Rao takes over from Ashwini Kumar Tewari who has been appointed as MD at State Bank of India.

SBI Card in a statement said, “Rama Mohan Rao Amara is a veteran banker, with a successful career spanning over 29 years at the State Bank of India. Prior to taking charge at SBI Card, Mr. Rao was the Chief General Manager, SBI Bhopal Circle, where he managed two key states MP & Chhattisgarh.”

Ashwini Kumar Tewari, MD at State Bank of India said, “We are pleased to welcome Mr. Rama Mohan Rao Amara as the MD & CEO of SBI Card. He has exhibited reliable and proficient leadership, while managing key assignments across India and abroad. His vision and strategic approach would be a key enabler to lead the rapidly growing credit card business. We are confident that he will be able to further strengthen SBI Card’s position and thereby increase value for all stakeholders.”

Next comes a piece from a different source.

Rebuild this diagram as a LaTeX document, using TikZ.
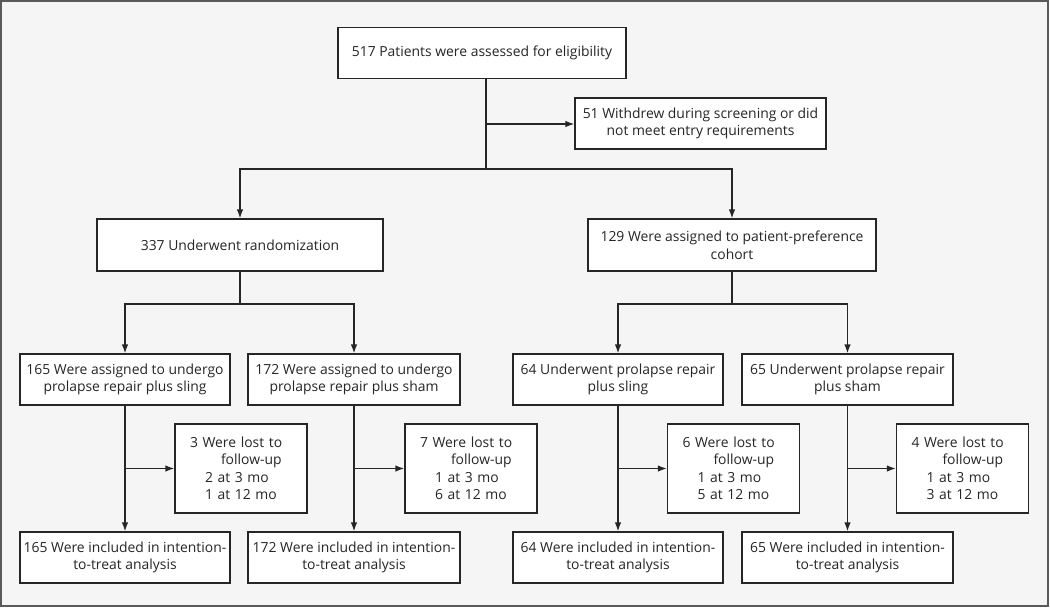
\documentclass[tikz,border=0pt]{standalone}
\usepackage{fontspec}
\setmainfont{Open Sans}
\usetikzlibrary{arrows.meta}
\definecolor{bg}{HTML}{F5F5F5}
\definecolor{framec}{HTML}{5A5A5A}
\definecolor{ink}{HTML}{262626}
\begin{document}
\begin{tikzpicture}[x=1pt,y=-1pt,
  box/.style={draw=ink, fill=white, line width=1.2pt, align=center, inner sep=0pt,
    font=\fontsize{13.9}{17.5}\selectfont, text=ink},
  lost/.style={box, align=left, inner xsep=15pt, text width=102pt, minimum width=132pt, minimum height=89pt},
  conn/.style={line width=1.4pt, draw=ink},
  arr/.style={conn, -{Latex[length=9pt,width=6.5pt]}}]
\useasboundingbox (0,0) rectangle (1050,608);
\draw[framec, line width=2.2pt, fill=bg] (1.1,1.1) rectangle (1048,606);

\node[box, minimum width=288pt, minimum height=51pt] (top) at (482,53) {517 Patients were assessed for eligibility};
\node[box, minimum width=251pt, minimum height=51pt] (wd) at (700.5,123.5) {51 Withdrew during screening or did\\not meet entry requirements};
\node[box, minimum width=286pt, minimum height=52pt] (rand) at (240,245) {337 Underwent randomization};
\node[box, minimum width=288pt, minimum height=52pt] (coh) at (732,245) {129 Were assigned to patient-preference\\cohort};

\node[box, minimum width=210pt, minimum height=51pt] (a1) at (125,379.5) {165 Were assigned to undergo\\prolapse repair plus sling};
\node[box, minimum width=212pt, minimum height=51pt] (b1) at (354,379.5) {172 Were assigned to undergo\\prolapse repair plus sham};
\node[box, minimum width=210pt, minimum height=51pt] (c1) at (618,379.5) {64 Underwent prolapse repair\\plus sling};
\node[box, minimum width=211pt, minimum height=51pt] (d1) at (847.5,379.5) {65 Underwent prolapse repair\\plus sham};

\node[lost] (la) at (241,468.5) {3 Were lost to\\\hspace*{31pt}follow-up\\\hspace*{15pt}2 at 3 mo\\\hspace*{15pt}1 at 12 mo};
\node[lost] (lb) at (471,468.5) {7 Were lost to\\\hspace*{31pt}follow-up\\\hspace*{15pt}1 at 3 mo\\\hspace*{15pt}6 at 12 mo};
\node[lost] (lc) at (733.5,468.5) {6 Were lost to\\\hspace*{31pt}follow-up\\\hspace*{15pt}1 at 3 mo\\\hspace*{15pt}5 at 12 mo};
\node[lost] (ld) at (962.5,468.5) {4 Were lost to\\\hspace*{31pt}follow-up\\\hspace*{15pt}1 at 3 mo\\\hspace*{15pt}3 at 12 mo};

\node[box, minimum width=210pt, minimum height=51pt] (a2) at (125,557.5) {165 Were included in intention-\\to-treat analysis};
\node[box, minimum width=212pt, minimum height=51pt] (b2) at (354,557.5) {172 Were included in intention-\\to-treat analysis};
\node[box, minimum width=210pt, minimum height=51pt] (c2) at (618,557.5) {64 Were included in intention-\\to-treat analysis};
\node[box, minimum width=211pt, minimum height=51pt] (d2) at (847.5,557.5) {65 Were included in intention-\\to-treat analysis};

\coordinate (t1) at (486,124);
\coordinate (t2) at (486,169);
\coordinate (r1) at (240,304);
\coordinate (c0) at (732,304);

\draw[conn] (top.south -| t1) -- (t2);
\draw[arr] (t1) -- (wd.west |- t1);
\draw[arr] (t2) -| (rand.north);
\draw[arr] (t2) -| (coh.north);

\draw[conn] (rand.south) -- (r1);
\draw[arr] (r1) -| (a1.north);
\draw[arr] (r1) -| (b1.north);
\draw[conn] (coh.south) -- (c0);
\draw[arr] (c0) -| (c1.north);
\draw[arr] (c0) -| (d1.north);

\foreach \u/\l/\v in {a1/la/a2, b1/lb/b2, c1/lc/c2, d1/ld/d2}{
  \draw[arr] (\u.south) -- (\v.north);
  \draw[arr] (\u.south |- \l.west) -- (\l.west);
}
\end{tikzpicture}
\end{document}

On his appointment, Rama Mohan Rao Amara, MD & CEO, SBI Card said, “It is an exciting time to join SBI Card. The Indian economy is slowly but surely coming out of the grip of the pandemic. With a renewed focus towards cashless and digital payments, the country is firmly on the path to becoming a digital economy. Moreover, the Indian credit card market continues to present significant growth potential due to its favourable demographic changes and extremely low credit card penetration rate. SBI Card is known and respected as a customer centric, resilient, and nimble organization. I look forward to leading the organisation to newer heights.”

Rao had started his banking career with SBI in 1991 as a probationary officer and has expertise in field of credit, risk, and international banking. He has held two foreign posting in Singapore and later in US as CEO of Chicago branch and then as President and CEO of SBI California and has also served as CGM – Financial Control at SBI’s Corporate Centre in Mumbai.